La seguridad jurídica implica que las personas puedan saber a qué atenerse, tener suficiente certeza (certeza jurídica) de cual es la “conducta debida”, la conducta correcta. Si el derecho es inconcreto o equívoco, las personas no podrán saber (¿cómo saber respecto de algo incierto?) cuál es la conducta que deben tener, qué es lo obligatorio, etc., y ese no saber a qué atenerse, esa incertidumbre, provoca inseguridad y angustia insoportables.
Los jueces en sus resoluciones deben ser predecibles. Las personas que acuden a los tribunales deben tener la certeza suficiente, de que los jueces van a “aplicar la ley”. Las decisiones judiciales deben poseer un grado razonable de certidumbre, de manera que los usuarios de los tribunales, los “justiciables” puedan saber con un margen suficiente de razonabilidad a qué atenerse. La gente no puede seguir acudiendo a los tribunales como quien acude a un casino de juego.
Para que haya “confianza en la justicia”, también, debe desaparecer la arbitrariedad de las decisiones judiciales. Lo arbitrario no es de recibo en un Estado de Derecho, pues el Derecho es, precisamente, lo contrario de la arbitrariedad. La seguridad jurídica implica la sujeción de los jueces al Derecho, los jueces se deben ceñir a los hechos, a la prueba, a la jurisprudencia.

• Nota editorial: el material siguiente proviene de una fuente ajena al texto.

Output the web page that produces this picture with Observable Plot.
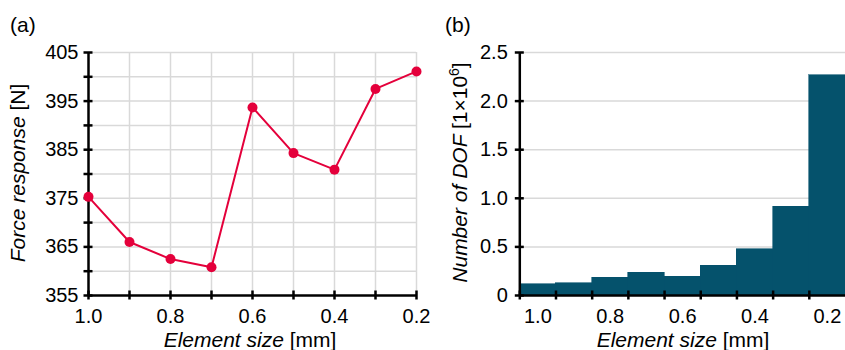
<!DOCTYPE html>
<html><head><meta charset="utf-8">
<script src="https://cdn.jsdelivr.net/npm/d3@7"></script>
<script src="https://cdn.jsdelivr.net/npm/@observablehq/plot@0.6"></script>
<style>
body{margin:0;background:#fff;}
#wrap{position:relative;width:845px;height:350px;overflow:hidden;background:#fff;}
#a,#b{position:absolute;top:0;}
#a{left:0;} #b{left:430px;}
</style></head><body><div id="wrap"><div id="a"></div><div id="b"></div></div>
<script>
// ---- data ----
const elementSizes = [1.0, 0.9, 0.8, 0.7, 0.6, 0.5, 0.4, 0.3, 0.2];
const forceResponse = [375.3, 366.0, 362.5, 360.8, 393.7, 384.3, 380.9, 397.5, 401.1];
const dofMillions = [0.115, 0.127, 0.185, 0.233, 0.192, 0.308, 0.476, 0.915, 2.268];
const binEdges = [1.05, 0.95, 0.85, 0.75, 0.65, 0.55, 0.45, 0.35, 0.25, 0.15];
const forceTicks = [355, 360, 365, 370, 375, 380, 385, 390, 395, 400, 405];
const forceTickLabels = [355, 365, 375, 385, 395, 405];
const sizeTickLabels = [1.0, 0.8, 0.6, 0.4, 0.2];
const dofTicks = [0, 0.5, 1.0, 1.5, 2.0, 2.5];

const FONT = '"Liberation Sans", Arial, sans-serif';
const RED = "#e4003b";
const TEAL = "#05526c";
const GRID = "#d9d9d9";

const force = elementSizes.map((s, i) => ({size: s, force: forceResponse[i]}));
const dof = elementSizes.map((s, i) => ({size: s, x1: binEdges[i], x2: binEdges[i + 1], dof: dofMillions[i]}));

const baseStyle = {fontFamily: FONT, fontSize: "20px", color: "#000", background: "#fff", overflow: "visible"};

const left = Plot.plot({
  width: 430, height: 350,
  marginLeft: 88, marginRight: 14, marginTop: 52, marginBottom: 55,
  style: baseStyle,
  x: {domain: [1.0, 0.2]},
  y: {domain: [355, 405]},
  marks: [
    Plot.ruleX(elementSizes.slice(1), {stroke: GRID, strokeWidth: 1.5}),
    Plot.ruleY(forceTicks.slice(1), {stroke: GRID, strokeWidth: 1.5}),
    Plot.axisX({ticks: sizeTickLabels, tickSize: 0, tickPadding: 13, tickFormat: d => d.toFixed(1), label: null, fontSize: 20}),
    Plot.axisY({ticks: forceTickLabels, tickSize: 0, tickPadding: 10, label: null, fontSize: 20}),
    Plot.ruleY([355], {stroke: "#000", strokeWidth: 2.5}),
    Plot.ruleX([1.0], {stroke: "#000", strokeWidth: 2.5}),
    Plot.ruleX(elementSizes, {x: d => d, y1: 355, y2: 355, insetTop: -4.5, insetBottom: -4.5, stroke: "#000", strokeWidth: 2.5}),
    Plot.ruleY(forceTicks, {y: d => d, x1: 1.0, x2: 1.0, insetLeft: -4.5, insetRight: -4.5, stroke: "#000", strokeWidth: 2.5}),
    Plot.line(force, {x: "size", y: "force", stroke: RED, strokeWidth: 2}),
    Plot.dot(force, {x: "size", y: "force", r: 5, fill: RED})
  ]
});

const right = Plot.plot({
  width: 415, height: 350,
  marginLeft: 89.3, marginRight: 0, marginTop: 52, marginBottom: 55,
  style: baseStyle,
  x: {domain: [1.05, 0.15]},
  y: {domain: [0, 2.5]},
  marks: [
    Plot.ruleY(dofTicks.slice(1), {stroke: GRID, strokeWidth: 1.5}),
    Plot.rectY(dof, {x1: "x1", x2: "x2", y: "dof", fill: TEAL, stroke: TEAL, strokeWidth: 0.6, shapeRendering: "crispEdges"}),
    Plot.axisX({ticks: sizeTickLabels, tickSize: 0, tickPadding: 13, tickFormat: d => d.toFixed(1), label: null, fontSize: 20}),
    Plot.axisY({ticks: dofTicks, tickSize: 0, tickPadding: 12, tickFormat: d => d === 0 ? "0" : d.toFixed(1), label: null, fontSize: 20}),
    Plot.ruleY([0], {stroke: "#000", strokeWidth: 2.5}),
    Plot.ruleX([1.05], {stroke: "#000", strokeWidth: 2.5}),
    Plot.ruleX(binEdges.slice(0, -1), {x: d => d, y1: 0, y2: 0, insetTop: -4.5, insetBottom: -4.5, stroke: "#000", strokeWidth: 2.5}),
    Plot.ruleY(dofTicks, {y: d => d, x1: 1.05, x2: 1.05, insetLeft: -4.5, insetRight: -4.5, stroke: "#000", strokeWidth: 2.5})
  ]
});

function addText(svg, {x, y, rotate = 0, anchor = "middle", parts}) {
  const t = d3.select(svg).append("text")
    .attr("transform", `translate(${x},${y}) rotate(${rotate})`)
    .attr("text-anchor", anchor)
    .attr("font-family", FONT)
    .attr("font-size", 21)
    .attr("fill", "#000")
    .style("white-space", "pre");
  for (const p of parts) {
    const s = t.append("tspan").text(p.text);
    if (p.italic) s.attr("font-style", "italic");
    if (p.sup) s.attr("font-size", 14).attr("dy", -8);
    if (p.down) s.attr("dy", 8);
  }
}

addText(left, {x: 10, y: 32, anchor: "start", parts: [{text: "(a)"}]});
addText(left, {x: 250, y: 347, parts: [{text: "Element size ", italic: true}, {text: "[mm]"}]});
addText(left, {x: 25, y: 173, rotate: -90, parts: [{text: "Force response ", italic: true}, {text: "[N]"}]});

addText(right, {x: 15, y: 32, anchor: "start", parts: [{text: "(b)"}]});
addText(right, {x: 253, y: 347, parts: [{text: "Element size ", italic: true}, {text: "[mm]"}]});
addText(right, {x: 37, y: 172.5, rotate: -90, parts: [
  {text: "Number of DOF ", italic: true}, {text: "[1×10"}, {text: "6", sup: true}, {text: "]", down: true}
]});

document.getElementById("a").appendChild(left);
document.getElementById("b").appendChild(right);
</script></body></html>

La deplorable situación de la Justicia en España depende de decisiones políticas: hay que hacer que los jueces estén más cerca de la gente y/o que la gente pueda acercarse más a los jueces, hay que legislar sin miedo ni complejos y, ya puestos, habrá que plantearse si no sería bueno que en el CGPJ no haya sólo juristas -cercanos además a los partidos- sino solventes representantes de la sociedad y no sólo “compañeros de profesión”.No es cuestión de desconfianza, sencillamente, pienso que es preferible abrir el abanico, pues como decía más arriba: la Justicia no es sólo cosa de los jueces y de los políticos, es cosa de todos los ciudadanos, y a todos nos concierne. Y, por favor, no caigamos en el “buenismo” de considerar que la Administración de Justicia española es buena, y que las corrupciones de las que hablo son excepciones, o pequeñas anomalías, o disfunciones que nada empañan la enorme perfección del sistema, y que pueden ser eliminadas fácilmente.
Puede que lo que aquí se afirma no guste demasiado a los que están acostumbrados a las alabanzas, a las adulaciones, a los elogios “política y socialmente correctos”… Pero somos muchos, demasiados, sino todos al fin y al cabo, los que padecemos esta “Injusticia” travestida de justicia, maquillada de leyes cínicas e hipócritas, palabras vacías, retórica hueca.
Estoy hablando de un debate urgente, imprescindible, inaplazable si realmente se quiere recuperar él tantas veces cacareado “Estado de Derecho”.